Deep Learning - Exercise 13
Learning goal: Get a besser intuition for hierarchical (deep) unsupervised learning
In exercise 11 the task was to learn features (synonyms: filters, neurons, ...) unsupervisedly.
We have seen, that Hebb's rule was not enough to achieve this task. However, we were able to achieve unsupervised learning of features by three incredients:
- an appropriate update mechanism for each feature. Here we chose cumulative moving average to make sure, that on the hand each feature is influenced by all the image patches it has seen before and on the other hand becomes more and more robustly (adapts slower and slower).
- a winner-takes-it-all adaption mechanism. In each step we chose the filter which was most similar to the input image patch to adapt it slightly into the direction of the input pattern, while all the other filters did not adapt.
- an initialization phase which makes sure that all the filters are moved towards "natural" image patches (input patterns) when starting to learn. We have seen that it is crucially to start with "natural" image patches or one feature will win again and again and will be the only feature that will be adapted in the following resulting in a useless feature (filter) bank.
Stacking unsupervised feature learners
Now let's try to understand whether there is a benefit when we use stacked hierarchical feature learning.
For this, implement a base class FeatureLearner that encapsulates exactly the functionality we have developed in exercise 11: a single layer for unsupervised feature learning.
Then use this class FeatureLearner to build a model where you stack several of these layers on top of each other:
so layer i shall get its input from features (learned unsupervisedly) from layer i-1 below.

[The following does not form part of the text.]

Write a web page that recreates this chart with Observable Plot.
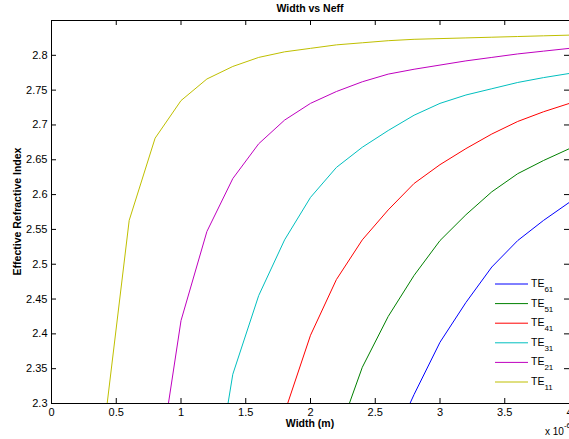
<!DOCTYPE html>
<html><head><meta charset="utf-8">
<script src="https://cdn.jsdelivr.net/npm/d3@7"></script>
<script src="https://cdn.jsdelivr.net/npm/@observablehq/plot@0.6"></script>
<style>
body{margin:0;background:#fff;}
#chart{position:relative;width:569px;height:439px;overflow:hidden;}
</style>
</head><body><div id="chart"></div>
<script>
// Widths in units of 1e-6 m (axis multiplier "x 10^-6")
const modes = ["TE61","TE51","TE41","TE31","TE21","TE11"];
const colors = ["#0000ff","#008000","#ff0000","#00bfbf","#bf00bf","#bfbf00"];

const widthTE61 = [2.6,2.8,3.0,3.2,3.4,3.6,3.8,4.0];
const neffTE61  = [2.232,2.313,2.388,2.445,2.496,2.534,2.563,2.589];
const widthTE51 = [2.2,2.4,2.6,2.8,3.0,3.2,3.4,3.6,3.8,4.0];
const neffTE51  = [2.248,2.352,2.425,2.484,2.534,2.571,2.604,2.630,2.649,2.666];
const widthTE41 = [1.8,2.0,2.2,2.4,2.6,2.8,3.0,3.2,3.4,3.6,3.8,4.0];
const neffTE41  = [2.287,2.398,2.478,2.535,2.578,2.616,2.643,2.666,2.687,2.705,2.719,2.731];
const widthTE31 = [1.2,1.4,1.6,1.8,2.0,2.2,2.4,2.6,2.8,3.0,3.2,3.4,3.6,3.8,4.0];
const neffTE31  = [2.115,2.342,2.455,2.535,2.596,2.639,2.668,2.692,2.714,2.731,2.743,2.752,2.761,2.768,2.774];
const widthTE21 = [0.8,1.0,1.2,1.4,1.6,1.8,2.0,2.2,2.4,2.6,2.8,3.0,3.2,3.4,3.6,3.8,4.0];
const neffTE21  = [2.174,2.419,2.547,2.623,2.673,2.707,2.731,2.748,2.762,2.773,2.780,2.786,2.792,2.797,2.802,2.806,2.810];
const widthTE11 = [0.4,0.6,0.8,1.0,1.2,1.4,1.6,1.8,2.0,2.2,2.4,2.6,2.8,3.0,3.2,3.4,3.6,3.8,4.0];
const neffTE11  = [2.254,2.563,2.681,2.735,2.766,2.784,2.797,2.805,2.810,2.815,2.818,2.821,2.823,2.824,2.825,2.826,2.827,2.828,2.829];

const xTicks = [0,0.5,1,1.5,2,2.5,3,3.5,4];
const yTicks = [2.3,2.35,2.4,2.45,2.5,2.55,2.6,2.65,2.7,2.75,2.8];

const titleText = "Width vs Neff";
const xLabel = "Width (m)";
const yLabel = "Effective Refractive Index";

const seriesData = {
  TE61: [widthTE61, neffTE61], TE51: [widthTE51, neffTE51], TE41: [widthTE41, neffTE41],
  TE31: [widthTE31, neffTE31], TE21: [widthTE21, neffTE21], TE11: [widthTE11, neffTE11]
};
const rows = modes.flatMap(m => seriesData[m][0].map((w, i) => ({mode: m, w, n: seriesData[m][1][i]})));

const W = 569, H = 439, mL = 51, mR = 0, mT = 20, mB = 36;
const innerW = W - mL - mR, innerH = H - mT - mB, tk = 5;

const chart = Plot.plot({
  width: W, height: H,
  marginLeft: mL, marginRight: mR, marginTop: mT, marginBottom: mB,
  style: {fontFamily: "'Liberation Sans', Arial, sans-serif", fontSize: "11px", color: "#000", background: "#fff"},
  x: {domain: [0, 4]},
  y: {domain: [2.3, 2.85]},
  color: {domain: modes, range: colors},
  marks: [
    Plot.line(rows, {x: "w", y: "n", z: "mode", stroke: "mode", strokeWidth: 1, clip: true}),
    Plot.axisX({ticks: xTicks, tickSize: 0, tickPadding: 5, tickFormat: d => String(d), label: null}),
    Plot.axisY({ticks: yTicks, tickSize: 0, tickPadding: 4, tickFormat: d => String(+d.toFixed(2)), label: null}),
    Plot.tickX(xTicks, {x: d => d, insetBottom: innerH - tk, stroke: "#000"}),
    Plot.tickX(xTicks, {x: d => d, insetTop: innerH - tk, stroke: "#000"}),
    Plot.tickY(yTicks, {y: d => d, insetRight: innerW - tk, stroke: "#000"}),
    Plot.tickY(yTicks, {y: d => d, insetLeft: innerW - tk, stroke: "#000"}),
    Plot.frame({stroke: "#000"})
  ]
});
document.getElementById("chart").appendChild(chart);

const svg = d3.select(chart);
const font = "'Liberation Sans', Arial, sans-serif";
const cx = mL + innerW / 2, cy = mT + innerH / 2;

svg.append("text").attr("x", cx).attr("y", 12).attr("text-anchor", "middle")
  .attr("font-family", font).attr("font-size", 10.5).attr("font-weight", "bold").attr("fill", "#000").text(titleText);
svg.append("text").attr("x", cx).attr("y", 427).attr("text-anchor", "middle")
  .attr("font-family", font).attr("font-size", 10.5).attr("font-weight", "bold").attr("fill", "#000").text(xLabel);
svg.append("text").attr("transform", `translate(21,${cy}) rotate(-90)`).attr("text-anchor", "middle")
  .attr("font-family", font).attr("font-size", 10.5).attr("font-weight", "bold").attr("fill", "#000").text(yLabel);

const ex = svg.append("text").attr("x", 545).attr("y", 435).attr("text-anchor", "start")
  .attr("font-family", font).attr("font-size", 10).attr("fill", "#000");
ex.append("tspan").text("x 10");
ex.append("tspan").attr("dy", -7).attr("font-size", 8).text("-6");

// Legend (no box), inside bottom-right
const color = chart.scale("color");
const lg = svg.append("g");
modes.forEach((m, i) => {
  const y = 284 + i * 19.6;
  lg.append("line").attr("x1", 495).attr("x2", 528).attr("y1", y).attr("y2", y)
    .attr("stroke", color.apply(m)).attr("stroke-width", 1);
  const t = lg.append("text").attr("x", 531).attr("y", y + 3).attr("text-anchor", "start")
    .attr("font-family", font).attr("font-size", 10.5).attr("fill", "#000");
  t.append("tspan").text(m.slice(0, 2));
  t.append("tspan").attr("dy", 5).attr("font-size", 8).text(m.slice(2));
});
</script>
</body></html>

Further, let's copy the principle adopted in Convolutional Neural Networks: increase the receptive field (filter size) of the features while going from a layer i-1 to layer i to make sure, that features learned in higher layers will "see" a larger portion of the image and can represent higher-level object features.
For experimental evaluation whether there is a benefit of stacking layers or not, here is my first idea:
- Download two types of videos for training: plane (spotting) vs. ship (spotting) videos. Download also some plane and ship videos that you do not use during training and save them for evaluation.

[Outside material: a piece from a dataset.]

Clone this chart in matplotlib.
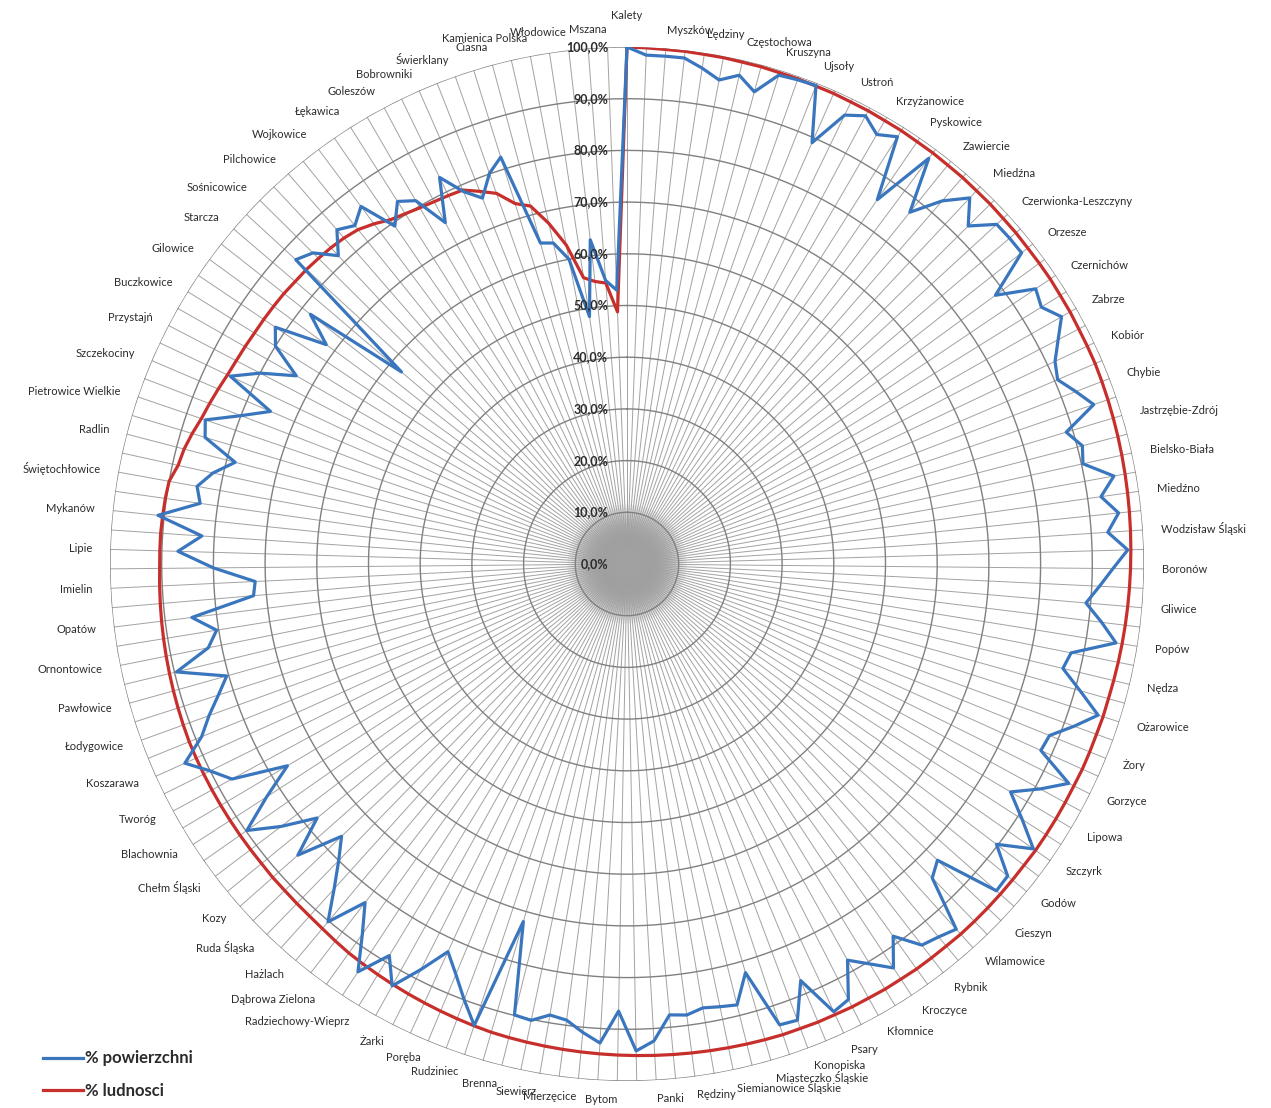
import numpy as np
import matplotlib
matplotlib.use("Agg")
import matplotlib.pyplot as plt
from matplotlib.transforms import offset_copy

# Gminy podpisane na osi (co druga kategoria)
etykiety = [
    "Kalety", "Myszków", "Lędziny", "Częstochowa", "Kruszyna", "Ujsoły", "Ustroń",
    "Krzyżanowice", "Pyskowice", "Zawiercie", "Miedźna", "Czerwionka-Leszczyny",
    "Orzesze", "Czernichów", "Zabrze", "Kobiór", "Chybie", "Jastrzębie-Zdrój",
    "Bielsko-Biała", "Miedźno", "Wodzisław Śląski", "Boronów", "Gliwice", "Popów",
    "Nędza", "Ożarowice", "Żory", "Gorzyce", "Lipowa", "Szczyrk", "Godów", "Cieszyn",
    "Wilamowice", "Rybnik", "Kroczyce", "Kłomnice", "Psary", "Konopiska",
    "Miasteczko Śląskie", "Siemianowice Śląskie", "Rędziny", "Panki", "Bytom",
    "Mierzęcice", "Siewierz", "Brenna", "Rudziniec", "Poręba", "Żarki",
    "Radziechowy-Wieprz", "Dąbrowa Zielona", "Hażlach", "Ruda Śląska", "Kozy",
    "Chełm Śląski", "Blachownia", "Tworóg", "Koszarawa", "Łodygowice", "Pawłowice",
    "Ornontowice", "Opatów", "Imielin", "Lipie", "Mykanów", "Świętochłowice", "Radlin",
    "Pietrowice Wielkie", "Szczekociny", "Przystajń", "Buczkowice", "Gilowice",
    "Starcza", "Sośnicowice", "Pilchowice", "Wojkowice", "Łękawica", "Goleszów",
    "Bobrowniki", "Świerklany", "Ciasna", "Kamienica Polska", "Włodowice", "Mszana",
]

# % powierzchni - kolejne gminy
powierzchnia = [
    1.000, 0.985, 0.985, 0.985, 0.970, 0.953, 0.970, 0.946, 0.990, 0.993,
    0.995, 0.890, 0.965, 0.982, 0.961, 0.978, 0.855, 0.978, 0.873, 0.930,
    0.970, 0.929, 0.971, 0.972, 0.972, 0.882, 0.953, 0.943, 0.967, 0.940,
    0.916, 0.906, 0.930, 0.954, 0.887, 0.910, 0.903, 0.957, 0.926, 0.956,
    0.932, 0.969, 0.940, 0.915, 0.891, 0.925, 0.958, 0.876, 0.867, 0.910,
    0.957, 0.920, 0.882, 0.878, 0.954, 0.910, 0.863, 0.910, 0.960, 0.897,
    0.952, 0.954, 0.830, 0.847, 0.951, 0.940, 0.932, 0.885, 0.936, 0.905,
    0.877, 0.945, 0.954, 0.873, 0.942, 0.939, 0.823, 0.879, 0.875, 0.871,
    0.880, 0.876, 0.924, 0.942, 0.865, 0.928, 0.910, 0.890, 0.885, 0.902,
    0.899, 0.720, 0.940, 0.900, 0.860, 0.826, 0.880, 0.934, 0.886, 0.945,
    0.880, 0.828, 0.902, 0.846, 0.800, 0.763, 0.850, 0.775, 0.840, 0.898,
    0.830, 0.764, 0.870, 0.900, 0.938, 0.888, 0.860, 0.830, 0.804, 0.896,
    0.826, 0.804, 0.848, 0.725, 0.720, 0.800, 0.869, 0.824, 0.912, 0.834,
    0.845, 0.820, 0.783, 0.852, 0.862, 0.800, 0.750, 0.849, 0.800, 0.736,
    0.800, 0.820, 0.720, 0.780, 0.573, 0.870, 0.855, 0.817, 0.856, 0.840,
    0.862, 0.793, 0.830, 0.813, 0.748, 0.831, 0.787, 0.761, 0.801, 0.824,
    0.643, 0.637, 0.600, 0.484, 0.631, 0.550, 0.530,
]

# % ludności - kolejne gminy
ludnosc = [
    1.000, 0.999, 0.998, 0.998, 0.997, 0.997, 0.996, 0.996, 0.995, 0.995,
    0.994, 0.994, 0.993, 0.993, 0.992, 0.992, 0.991, 0.991, 0.990, 0.990,
    0.989, 0.989, 0.988, 0.988, 0.987, 0.987, 0.987, 0.986, 0.986, 0.985,
    0.985, 0.985, 0.984, 0.983, 0.982, 0.981, 0.980, 0.979, 0.978, 0.977,
    0.976, 0.975, 0.974, 0.973, 0.972, 0.971, 0.970, 0.969, 0.968, 0.967,
    0.967, 0.966, 0.966, 0.966, 0.965, 0.965, 0.965, 0.965, 0.965, 0.964,
    0.964, 0.964, 0.964, 0.964, 0.964, 0.963, 0.963, 0.963, 0.962, 0.962,
    0.961, 0.961, 0.960, 0.960, 0.959, 0.959, 0.958, 0.957, 0.956, 0.955,
    0.954, 0.953, 0.952, 0.951, 0.950, 0.949, 0.948, 0.947, 0.946, 0.945,
    0.944, 0.943, 0.941, 0.939, 0.937, 0.935, 0.933, 0.931, 0.929, 0.927,
    0.925, 0.922, 0.919, 0.917, 0.916, 0.915, 0.915, 0.914, 0.914, 0.914,
    0.914, 0.914, 0.914, 0.914, 0.914, 0.914, 0.913, 0.912, 0.911, 0.910,
    0.909, 0.908, 0.907, 0.906, 0.905, 0.904, 0.904, 0.904, 0.903, 0.902,
    0.900, 0.889, 0.885, 0.878, 0.870, 0.865, 0.860, 0.855, 0.852, 0.850,
    0.848, 0.847, 0.846, 0.845, 0.843, 0.842, 0.840, 0.838, 0.835, 0.830,
    0.820, 0.808, 0.802, 0.797, 0.794, 0.792, 0.790, 0.775, 0.760, 0.730,
    0.717, 0.676, 0.628, 0.560, 0.550, 0.545, 0.488,
]

poziomy = [0.0, 0.1, 0.2, 0.3, 0.4, 0.5, 0.6, 0.7, 0.8, 0.9, 1.0]

NIEBIESKI = "#3a76bd"
CZERWONY = "#c62f2b"
TEKST = "#2b2b2b"

W, H = 1271, 1108
CX, CY, R = 627, 564, 517

fig = plt.figure(figsize=(W / 100, H / 100), dpi=100)
fig.patch.set_facecolor("white")
ax = fig.add_axes([(CX - R) / W, (H - CY - R) / H, 2 * R / W, 2 * R / H],
                  projection="polar")
ax.set_theta_zero_location("N")
ax.set_theta_direction(-1)
ax.set_ylim(0, 1)
ax.grid(False)
ax.set_xticks([])
ax.set_yticks([])
ax.spines["polar"].set_visible(False)
ax.set_facecolor("white")

n = len(powierzchnia)
kat = np.arange(n) * 2 * np.pi / n
obieg = np.linspace(0, 2 * np.pi, 721)

# szare zagęszczenie w środku, gdzie zbiegają się szprychy
for rr in np.linspace(0.115, 0.015, 16):
    ax.fill(obieg, np.full_like(obieg, rr), color="#707070", alpha=0.11,
            lw=0, zorder=0.5)

# szprychy dla każdej gminy
for t in kat:
    ax.plot([t, t], [0, 1], color="#a2a2a2", lw=0.7, zorder=1)

# okręgi siatki
for p in poziomy[1:]:
    ax.plot(obieg, np.full_like(obieg, p), color="#808080", lw=1.0, zorder=2)

# serie danych (zamknięte)
kz = np.append(kat, kat[0])
l1, = ax.plot(kz, np.append(powierzchnia, powierzchnia[0]), color=NIEBIESKI,
              lw=2.3, zorder=4, label="% powierzchni")
l2, = ax.plot(kz, np.append(ludnosc, ludnosc[0]), color=CZERWONY,
              lw=2.3, zorder=3, label="% ludnosci")

# opisy osi promieniowej
tr = offset_copy(ax.transData, fig=fig, x=-19, y=0, units="dots")
for p in poziomy:
    ax.text(0, p, f"{p * 100:.1f}%".replace(".", ","), transform=tr,
            ha="right", va="center", fontsize=9, fontweight="bold",
            family="Lato", color=TEKST, zorder=6)

# nazwy gmin
for i, nazwa in enumerate(etykiety):
    t = kat[2 * i]
    st = np.degrees(t)
    r_et = 1.035
    if st < 0.5:
        ha, va, r_et = "center", "bottom", 1.05
    elif abs(st - 180) < 0.5:
        ha, va = "center", "top"
    elif st < 180:
        ha, va = "left", "center"
    else:
        ha, va = "right", "center"
    ax.text(t, r_et, nazwa, ha=ha, va=va, fontsize=8, family="Lato",
            color=TEKST, clip_on=False)

fig.legend(handles=[l1, l2], loc="lower left",
           bbox_to_anchor=(28 / W, -6 / H), frameon=False,
           prop={"family": "Lato", "weight": "bold", "size": 12},
           handlelength=2.4, handletextpad=0.1, labelspacing=1.0,
           labelcolor=TEKST)

fig.savefig("out.png", dpi=100, facecolor="white")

- Learn a shallow unsupervised feature learner (only 1 layer of unsupervised feature learning) and connect the features learned to a simple classifier (e.g. Perceptron classifier)
- Learn a deep unsupervised feature learner (several layers of unsupervised feature learning) and connect the features of the last layer learned to a simple classifier (e.g. Perceptron classifier)
- Using the evaluation videos: choose randomly frames from ship or plane videos (so you know the ground truth, i.e., whether there is a ship or a plane visible in the frame) and compare the classification rate between the shallow vs. deep unsupervised feature learner. Key question: is there a benefit of stacking unsupervised feature learners?